The accounts of the Spanish conquistadors tell that they were given as an offering to the divinity Xiuhtecutli. They were also brought to Montezuma's court in Tenochtitlan daily, so that the Aztec emperor could eat them fresh for breakfast. Normally, the ahuautle was eaten in tortas or taquitos and the conquistadors learned to appreciate it on Fridays, when their Catholic religion prevented them from eating red meat.

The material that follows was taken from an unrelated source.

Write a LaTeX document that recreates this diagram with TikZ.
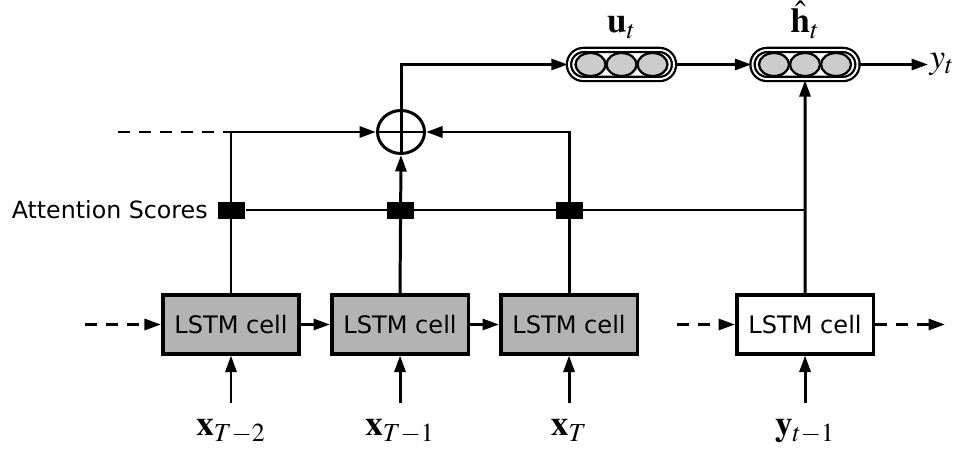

Nowadays, the axayácatl is eaten toasted, while the ahuautle is usually prepared in cakes dipped in egg batter and fried, but also in tamales or mixiotes. They are most consumed during Lent and Christmas Eve. Cultivation of these species is simple and cheap, although they fetch high prices in the market due to high demand. In addition, they are endangered by the drying and pollution of the lakes in which they have their habitat.